[start of Stored data]

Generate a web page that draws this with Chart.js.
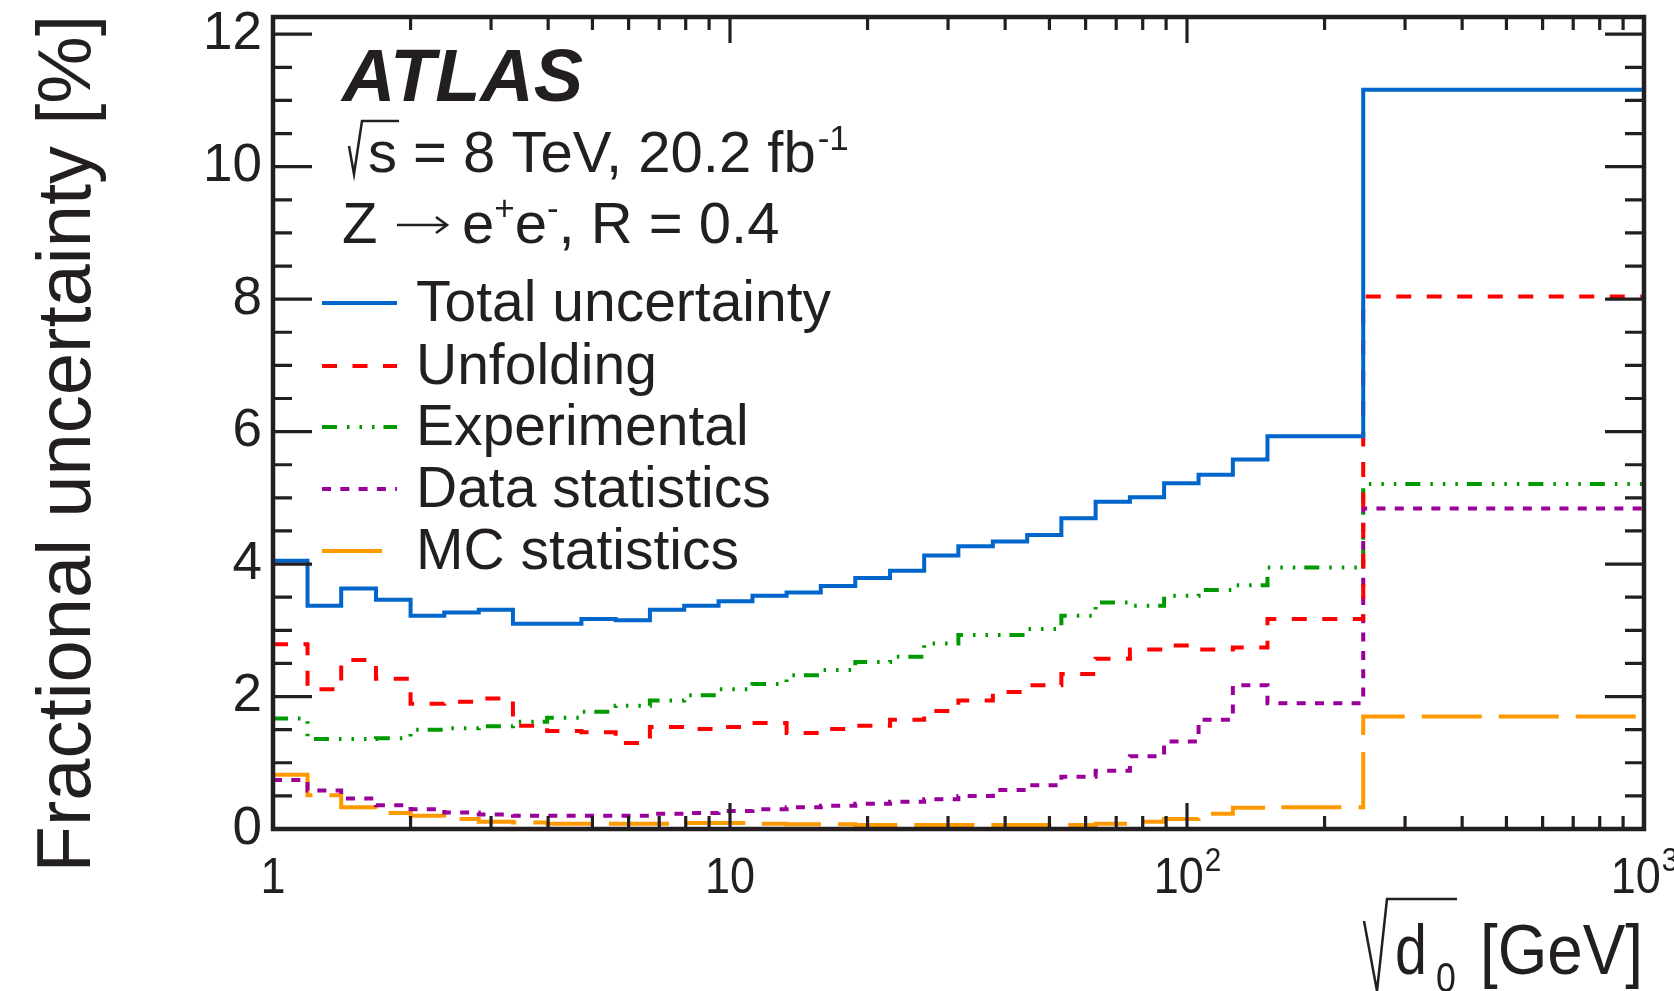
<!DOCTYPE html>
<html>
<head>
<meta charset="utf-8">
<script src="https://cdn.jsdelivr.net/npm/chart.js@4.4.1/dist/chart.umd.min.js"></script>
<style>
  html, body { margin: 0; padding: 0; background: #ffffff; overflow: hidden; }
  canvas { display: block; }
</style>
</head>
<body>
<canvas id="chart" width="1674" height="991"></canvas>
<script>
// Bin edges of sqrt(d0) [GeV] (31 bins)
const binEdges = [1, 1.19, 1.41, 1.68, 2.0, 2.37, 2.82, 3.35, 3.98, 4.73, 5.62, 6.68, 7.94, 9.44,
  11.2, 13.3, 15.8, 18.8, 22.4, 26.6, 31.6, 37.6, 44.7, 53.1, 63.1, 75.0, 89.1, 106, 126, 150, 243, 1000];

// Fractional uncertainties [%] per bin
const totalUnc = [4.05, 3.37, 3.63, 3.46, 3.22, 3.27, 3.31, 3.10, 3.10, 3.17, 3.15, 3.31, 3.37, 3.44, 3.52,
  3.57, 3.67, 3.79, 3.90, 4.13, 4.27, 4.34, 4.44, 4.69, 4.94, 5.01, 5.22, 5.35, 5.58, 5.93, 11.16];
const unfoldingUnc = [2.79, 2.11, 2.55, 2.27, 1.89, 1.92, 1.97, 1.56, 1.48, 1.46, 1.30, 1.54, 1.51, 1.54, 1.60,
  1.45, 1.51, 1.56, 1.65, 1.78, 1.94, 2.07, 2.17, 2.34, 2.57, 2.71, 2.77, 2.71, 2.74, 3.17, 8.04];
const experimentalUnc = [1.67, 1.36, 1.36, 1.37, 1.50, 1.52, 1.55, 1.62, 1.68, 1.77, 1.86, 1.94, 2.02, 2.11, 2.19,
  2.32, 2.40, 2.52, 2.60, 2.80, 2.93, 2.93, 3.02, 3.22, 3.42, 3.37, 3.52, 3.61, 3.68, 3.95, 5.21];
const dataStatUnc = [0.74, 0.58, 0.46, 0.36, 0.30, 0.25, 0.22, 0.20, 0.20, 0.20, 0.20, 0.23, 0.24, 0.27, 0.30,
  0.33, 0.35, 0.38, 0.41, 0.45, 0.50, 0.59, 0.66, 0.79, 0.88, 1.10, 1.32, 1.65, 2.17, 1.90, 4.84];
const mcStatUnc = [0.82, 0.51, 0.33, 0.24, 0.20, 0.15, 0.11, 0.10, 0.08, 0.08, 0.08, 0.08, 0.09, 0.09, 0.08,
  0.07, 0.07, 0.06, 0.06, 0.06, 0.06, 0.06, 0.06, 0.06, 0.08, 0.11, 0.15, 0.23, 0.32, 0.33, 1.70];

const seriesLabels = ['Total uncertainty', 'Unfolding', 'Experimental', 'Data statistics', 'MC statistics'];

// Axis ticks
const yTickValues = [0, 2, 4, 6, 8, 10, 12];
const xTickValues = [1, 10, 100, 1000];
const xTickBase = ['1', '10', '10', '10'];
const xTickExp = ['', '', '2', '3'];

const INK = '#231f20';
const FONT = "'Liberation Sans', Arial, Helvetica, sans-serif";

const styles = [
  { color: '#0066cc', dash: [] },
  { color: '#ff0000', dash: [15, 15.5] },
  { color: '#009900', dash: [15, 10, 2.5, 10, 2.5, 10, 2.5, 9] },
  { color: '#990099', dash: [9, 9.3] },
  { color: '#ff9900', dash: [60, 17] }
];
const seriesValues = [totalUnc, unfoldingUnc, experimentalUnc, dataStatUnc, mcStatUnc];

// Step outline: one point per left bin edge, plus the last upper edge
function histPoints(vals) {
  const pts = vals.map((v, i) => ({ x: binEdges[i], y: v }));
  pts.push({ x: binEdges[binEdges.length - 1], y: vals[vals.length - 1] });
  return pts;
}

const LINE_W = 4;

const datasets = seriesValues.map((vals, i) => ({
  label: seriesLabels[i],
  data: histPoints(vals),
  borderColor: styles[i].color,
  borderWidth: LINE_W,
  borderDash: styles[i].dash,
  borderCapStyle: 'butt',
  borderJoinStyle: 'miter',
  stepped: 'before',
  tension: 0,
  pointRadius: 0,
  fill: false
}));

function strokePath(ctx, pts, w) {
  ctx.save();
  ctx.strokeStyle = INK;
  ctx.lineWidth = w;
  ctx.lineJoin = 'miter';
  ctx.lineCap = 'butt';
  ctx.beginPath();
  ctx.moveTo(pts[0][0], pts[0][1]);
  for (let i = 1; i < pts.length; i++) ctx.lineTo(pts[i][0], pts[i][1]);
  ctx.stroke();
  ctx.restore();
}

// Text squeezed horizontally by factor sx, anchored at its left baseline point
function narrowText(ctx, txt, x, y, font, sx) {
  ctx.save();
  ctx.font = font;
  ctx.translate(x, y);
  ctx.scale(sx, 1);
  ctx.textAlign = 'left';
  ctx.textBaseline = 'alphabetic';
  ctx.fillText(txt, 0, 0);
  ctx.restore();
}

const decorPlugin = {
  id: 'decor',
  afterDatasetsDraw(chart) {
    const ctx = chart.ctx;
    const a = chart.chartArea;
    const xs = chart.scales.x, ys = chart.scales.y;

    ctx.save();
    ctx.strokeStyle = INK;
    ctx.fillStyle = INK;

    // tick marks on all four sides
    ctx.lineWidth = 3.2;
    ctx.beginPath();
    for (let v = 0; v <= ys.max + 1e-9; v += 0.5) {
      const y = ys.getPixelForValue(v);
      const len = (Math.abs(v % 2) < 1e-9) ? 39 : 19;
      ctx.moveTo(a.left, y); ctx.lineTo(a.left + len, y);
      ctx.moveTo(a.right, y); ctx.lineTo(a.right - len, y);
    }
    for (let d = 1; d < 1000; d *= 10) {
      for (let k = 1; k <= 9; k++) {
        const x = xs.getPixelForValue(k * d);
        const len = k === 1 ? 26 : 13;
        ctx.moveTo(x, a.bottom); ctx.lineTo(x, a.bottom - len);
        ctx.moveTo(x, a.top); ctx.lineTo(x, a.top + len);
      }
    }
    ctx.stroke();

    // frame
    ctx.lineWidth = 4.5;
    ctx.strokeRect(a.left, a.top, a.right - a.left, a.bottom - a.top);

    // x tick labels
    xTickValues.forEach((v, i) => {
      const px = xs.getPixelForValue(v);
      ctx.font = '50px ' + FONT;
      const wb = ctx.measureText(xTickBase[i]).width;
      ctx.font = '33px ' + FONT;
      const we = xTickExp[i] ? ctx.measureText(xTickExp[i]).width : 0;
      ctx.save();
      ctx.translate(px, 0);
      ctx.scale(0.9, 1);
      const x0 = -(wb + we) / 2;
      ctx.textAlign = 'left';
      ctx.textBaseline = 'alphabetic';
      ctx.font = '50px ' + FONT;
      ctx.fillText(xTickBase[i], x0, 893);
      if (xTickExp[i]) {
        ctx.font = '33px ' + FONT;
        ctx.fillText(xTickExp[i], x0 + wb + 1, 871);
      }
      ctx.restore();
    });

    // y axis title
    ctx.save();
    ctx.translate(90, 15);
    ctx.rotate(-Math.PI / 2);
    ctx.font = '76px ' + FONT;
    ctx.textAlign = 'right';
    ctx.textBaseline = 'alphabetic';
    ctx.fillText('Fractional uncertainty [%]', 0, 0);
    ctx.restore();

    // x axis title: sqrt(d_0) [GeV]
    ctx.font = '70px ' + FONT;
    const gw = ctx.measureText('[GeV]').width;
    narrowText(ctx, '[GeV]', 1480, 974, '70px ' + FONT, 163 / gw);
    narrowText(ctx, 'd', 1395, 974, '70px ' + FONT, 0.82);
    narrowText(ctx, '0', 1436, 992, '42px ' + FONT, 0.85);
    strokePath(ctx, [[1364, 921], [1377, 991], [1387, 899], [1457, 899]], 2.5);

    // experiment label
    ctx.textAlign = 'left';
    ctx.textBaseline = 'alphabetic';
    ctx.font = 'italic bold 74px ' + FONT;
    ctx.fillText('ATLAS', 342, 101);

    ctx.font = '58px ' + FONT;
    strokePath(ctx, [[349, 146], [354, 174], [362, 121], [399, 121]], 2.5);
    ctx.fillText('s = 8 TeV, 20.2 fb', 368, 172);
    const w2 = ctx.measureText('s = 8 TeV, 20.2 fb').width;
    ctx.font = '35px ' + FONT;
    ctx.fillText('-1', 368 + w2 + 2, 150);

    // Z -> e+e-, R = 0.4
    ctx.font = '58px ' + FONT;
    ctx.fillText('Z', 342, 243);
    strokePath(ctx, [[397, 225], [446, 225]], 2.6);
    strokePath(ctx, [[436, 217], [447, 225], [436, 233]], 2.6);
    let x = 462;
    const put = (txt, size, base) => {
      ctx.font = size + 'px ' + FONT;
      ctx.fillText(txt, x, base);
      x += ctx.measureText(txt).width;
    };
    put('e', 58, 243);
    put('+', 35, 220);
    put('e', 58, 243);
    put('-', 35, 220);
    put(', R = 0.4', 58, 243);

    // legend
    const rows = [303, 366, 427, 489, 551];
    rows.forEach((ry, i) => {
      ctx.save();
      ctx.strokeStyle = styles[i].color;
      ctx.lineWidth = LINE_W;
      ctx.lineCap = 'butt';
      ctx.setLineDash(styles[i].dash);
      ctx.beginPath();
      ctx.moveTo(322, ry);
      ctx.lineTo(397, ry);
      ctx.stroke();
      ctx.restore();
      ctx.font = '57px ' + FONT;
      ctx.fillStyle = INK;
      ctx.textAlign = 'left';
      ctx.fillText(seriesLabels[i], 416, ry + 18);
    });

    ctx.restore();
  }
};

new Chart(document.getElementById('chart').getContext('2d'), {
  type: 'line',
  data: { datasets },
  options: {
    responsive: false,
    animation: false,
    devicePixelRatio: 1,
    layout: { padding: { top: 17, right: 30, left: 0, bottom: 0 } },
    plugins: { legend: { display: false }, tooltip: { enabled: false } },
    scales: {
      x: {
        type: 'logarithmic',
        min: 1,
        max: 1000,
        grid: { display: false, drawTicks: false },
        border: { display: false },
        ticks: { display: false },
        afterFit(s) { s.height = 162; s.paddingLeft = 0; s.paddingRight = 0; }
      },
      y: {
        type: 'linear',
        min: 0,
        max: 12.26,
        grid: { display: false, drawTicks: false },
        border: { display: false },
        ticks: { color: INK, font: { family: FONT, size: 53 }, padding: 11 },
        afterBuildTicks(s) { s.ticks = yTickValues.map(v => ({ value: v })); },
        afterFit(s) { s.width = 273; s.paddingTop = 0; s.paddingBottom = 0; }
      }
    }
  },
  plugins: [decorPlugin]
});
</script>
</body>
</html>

[end of Stored data]

Begin at the first line of the material and copy each line exactly through the one containing "const xTickExp = ['', '', '2', '3'];". Omit pictures.

# The answer
Generate a web page that draws this with Chart.js.
<!DOCTYPE html>
<html>
<head>
<meta charset="utf-8">
<script src="https://cdn.jsdelivr.net/npm/chart.js@4.4.1/dist/chart.umd.min.js"></script>
<style>
  html, body { margin: 0; padding: 0; background: #ffffff; overflow: hidden; }
  canvas { display: block; }
</style>
</head>
<body>
<canvas id="chart" width="1674" height="991"></canvas>
<script>
// Bin edges of sqrt(d0) [GeV] (31 bins)
const binEdges = [1, 1.19, 1.41, 1.68, 2.0, 2.37, 2.82, 3.35, 3.98, 4.73, 5.62, 6.68, 7.94, 9.44,
  11.2, 13.3, 15.8, 18.8, 22.4, 26.6, 31.6, 37.6, 44.7, 53.1, 63.1, 75.0, 89.1, 106, 126, 150, 243, 1000];

// Fractional uncertainties [%] per bin
const totalUnc = [4.05, 3.37, 3.63, 3.46, 3.22, 3.27, 3.31, 3.10, 3.10, 3.17, 3.15, 3.31, 3.37, 3.44, 3.52,
  3.57, 3.67, 3.79, 3.90, 4.13, 4.27, 4.34, 4.44, 4.69, 4.94, 5.01, 5.22, 5.35, 5.58, 5.93, 11.16];
const unfoldingUnc = [2.79, 2.11, 2.55, 2.27, 1.89, 1.92, 1.97, 1.56, 1.48, 1.46, 1.30, 1.54, 1.51, 1.54, 1.60,
  1.45, 1.51, 1.56, 1.65, 1.78, 1.94, 2.07, 2.17, 2.34, 2.57, 2.71, 2.77, 2.71, 2.74, 3.17, 8.04];
const experimentalUnc = [1.67, 1.36, 1.36, 1.37, 1.50, 1.52, 1.55, 1.62, 1.68, 1.77, 1.86, 1.94, 2.02, 2.11, 2.19,
  2.32, 2.40, 2.52, 2.60, 2.80, 2.93, 2.93, 3.02, 3.22, 3.42, 3.37, 3.52, 3.61, 3.68, 3.95, 5.21];
const dataStatUnc = [0.74, 0.58, 0.46, 0.36, 0.30, 0.25, 0.22, 0.20, 0.20, 0.20, 0.20, 0.23, 0.24, 0.27, 0.30,
  0.33, 0.35, 0.38, 0.41, 0.45, 0.50, 0.59, 0.66, 0.79, 0.88, 1.10, 1.32, 1.65, 2.17, 1.90, 4.84];
const mcStatUnc = [0.82, 0.51, 0.33, 0.24, 0.20, 0.15, 0.11, 0.10, 0.08, 0.08, 0.08, 0.08, 0.09, 0.09, 0.08,
  0.07, 0.07, 0.06, 0.06, 0.06, 0.06, 0.06, 0.06, 0.06, 0.08, 0.11, 0.15, 0.23, 0.32, 0.33, 1.70];

const seriesLabels = ['Total uncertainty', 'Unfolding', 'Experimental', 'Data statistics', 'MC statistics'];

// Axis ticks
const yTickValues = [0, 2, 4, 6, 8, 10, 12];
const xTickValues = [1, 10, 100, 1000];
const xTickBase = ['1', '10', '10', '10'];
const xTickExp = ['', '', '2', '3'];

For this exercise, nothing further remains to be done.